Разгоняя в середине 30-х годов репрессивную волну, генсек Сталин и его сподвижники умело использовали общественные настроения. Если массовое духовное одичание людей прорвалось уже в 1917-м, то гражданская война его только усилило. «Обоюдное озверение достигло уже крайних пределов», «обе стороны соперничают в жестокости», — писал в августе 1920 г. В.Г. Короленко о противоборстве белых и красных. Человеческая жизнь в России стала копеечной. В бойню затянуло не только регулярные войска, но и большую часть населения бывшей империи. Все это аукнулось в 30-е годы.
В угаре братоубийственной гражданской войны, в обстановке чрезвычайщины сформировались мировоззрение и тип личности партийных кадров, осуществлявших расказачивание и раскрестьянивание, ликвидацию кулачества как класса и погрузку русских ученых на знаменитый «философский пароход», закладку ГУЛАГа и «московские процессы». С гражданской войны эти кадры вынесли установку на насилие как универсальное средство достижения политических целей, презрение к нравственным нормам. Будь по-другому, не прошла бы Россия за какие-то двадцать лет путь от возмущения восстановлением смертной казни на фронте до произвольных расстрелов десятков и сотен тысяч людей — не на фронте, а в мирное время!
Важно отметить, что режиссеры февральско-мартовского пленума широко использовали язык демократии. Пленум стал первым актом политической жизни страны после принятия в декабре 1936 года новой Конституции СССР, провозгласившей — впервые с 1917 года — равные права на выборах в органы власти для всех граждан, в том числе для представителей ранее господствовавших классов. Голосование на выборах стало тайным — еще одно свидетельство демократии. В том же году состоялись первые выборы по новым правилам в Верховный Совет СССР.
Истинную ценность «суверенной» сталинской демократии показали события, последовавшие за февральско-мартовским пленумом. Неважно как голосуют, учил Иосиф Виссарионович, важно — кто считает голоса. Люди были уже готовы к этому: сегодня единодушно голосовали за кандидата блока коммунистов и беспартийных, завтра требовали его казни как иностранного шпиона.

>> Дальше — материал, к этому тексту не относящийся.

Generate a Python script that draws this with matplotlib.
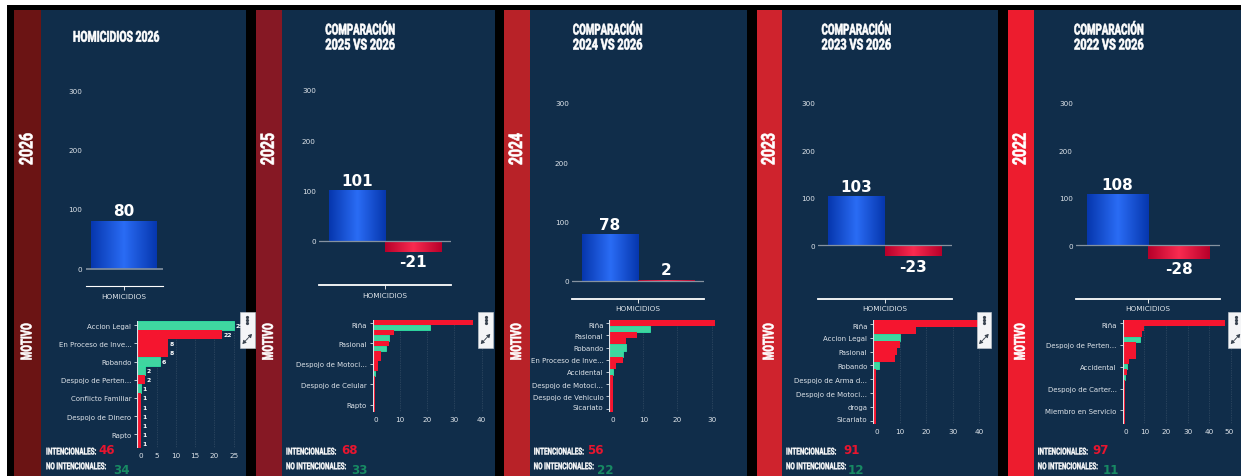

Десятки лет минули, но былое озверение еще гнездится в сознании тех, кто бросаются реабилитировать сталинский режим: в 30-е годы, говорят они, уничтожено де не 20 и не 45 миллионов, а «всего» 1 млн. 300 тысяч человек, из которых расстреляно всего ничего — около 900 тысяч. Так борьба за «историческую правду» оборачивается торжеством цинизма.

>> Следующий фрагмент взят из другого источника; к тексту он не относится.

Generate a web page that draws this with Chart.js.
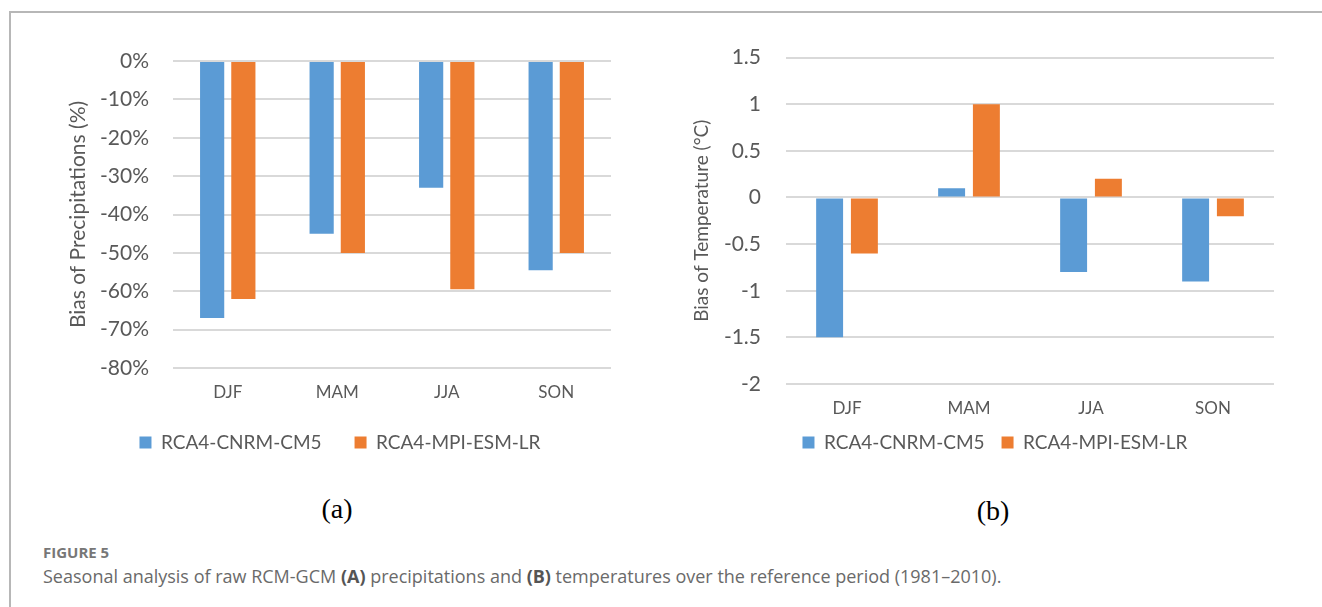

И еще один урок. Бездумное манипулирование демократическими лозунгами, как и сон разума, плодит монстров у власти. Это подтвердили два российских февраля. Разочарование в народовластии ведет к радикализации общественных настроений, переходящей в озверение. Всякое чрезмерное напряжение народных сил испытывает их на разрыв. Когда люди видят, что власть с ними не считается, они платят тем же.
А с людьми у нас не считаются. На XI Всемирном Русском Народном Соборе были приведены цифры: доходы самых богатых и самых бедных жителей России, по официальным данным, разнятся в 12−15, по неофициальным — в 25 раз. В других странах вдвое меньший разрыв в доходах приводил к революционным взрывам. У нас взрыв пока не произошел, но лодку упорно раскачивают — коррупцией, возведенной в норму осуществления власти, откровенным презрением чиновника к Конституции, предписывающей государству функции социального патронажа.
Приближение парламентских и президентских выборов лишь усиливает опасность неснятого общественного напряжения. Если мы хотим избежать катаклизма, нужен крутой поворот государственного руля. Лимит на озверение мы исчерпали еще в прошлом веке.